Possible limitations of the study

The presented study has also some limitations. One is its relatively small sample size across subgroups, and as a consequence any analysis performed in subgroups which were smaller than 40 individuals failed to show significant results.

Vegetables as well as fruits are very heterogeneous groups, with different amount of macro and micronutrients across items within the group. Thus, it is very difficult to answer which particular dietary components are responsible for the effect of raw vegetables. This is a point for discussion. We know that the size of the serving was standardized to achieve a kind of comparability in the content (“the amount of foods that provide a comparable amount of key nutrients from that food group”) between different types of fruits and vegetables [47, 48]; however, the use of a serving concept is a kind of a trade-off between the possibility to link a particular dietary component with a biological outcome and the necessity to create some guidelines regarding dietary habits recommended for a population. Thus, our study considered the possibility of the effect of a particular group of dietary items (recommended fruits and vegetables), but (due to relatively small sample size) we were not able to assess the effects of micronutrients (i.e., vitamins).

Secondly, there were studies showing higher frequency of SCE among smokers, as compared to non-smokers [49, 50], some with [50] and some without [49] correlation with a number of cigarettes smoked daily. In our study, smokers have a slightly higher SCE frequency as compared to non-smokers (means 5.7 vs. 5.5; medians: 5.2 vs. 5.1, p = 0.698), but this difference was not significant. There was also no difference in smoking frequency in CRC cases and hospital-based controls. Thus, we think that a distorting effect of smoking in the observed relationship between raw vegetables and SCE frequency in our study is rather unlikely. The high variability of vegetable consumption prevents us from investigating the role of vegetable subgroups. Moreover, diet may be also a source of heterocyclic amines. They are found in grilled fish and grilled meat, in juice from heated meat, and in stewed meat heated for a prolonged time [51]. As they are potentially mutagenic, the level of DNA damage depending on the level of exposure should be relatively low in our study, as only about 2 out of 38 of participants (for whom this information was available) consumed grilled meat on average more frequently than once per week.

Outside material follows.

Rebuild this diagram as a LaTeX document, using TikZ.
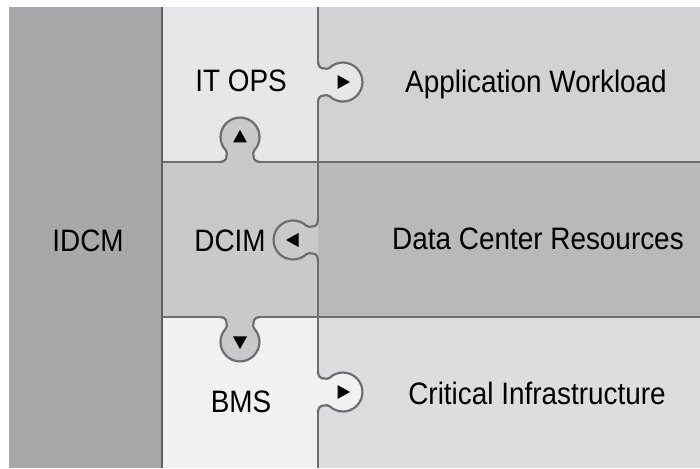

The results of our study support the beneficial effect of consumption of a higher number of servings of raw vegetables; however, a problem may arise with regard to translating this information into practice. The SFFQ supported by standardized photographs of portion sizes was used to assess the size of a portion usually consumed. Results were recalculated into number of servings standardized to equal 80 g of eatable parts of vegetables (the same was for fruits). The calibration study, however, performed to assess the real level of consumption has shown that there is relatively high variability between the real size and the reported size of vegetables and fruits, and for the SFFQs prepared for the EPIC study (our questionnaire has been prepared with them), the real size of the serving of vegetables has been 72 g on average [52]. Nevertheless, even if the real size of a serving might be debatable, we believe that our study has shown the beneficial effect related to the number of servings of raw vegetables.

In summary, the results of our study performed across individuals with different characteristics have shown an inverse effect of consumption of raw vegetables on the damage of the DNA measured by SCE frequency. Thus, our study supports—on the cytogenetic level—epidemiologic investigations showing the beneficial role of raw vegetables. Further effort is required to determine the role of cooked vegetables and fruits.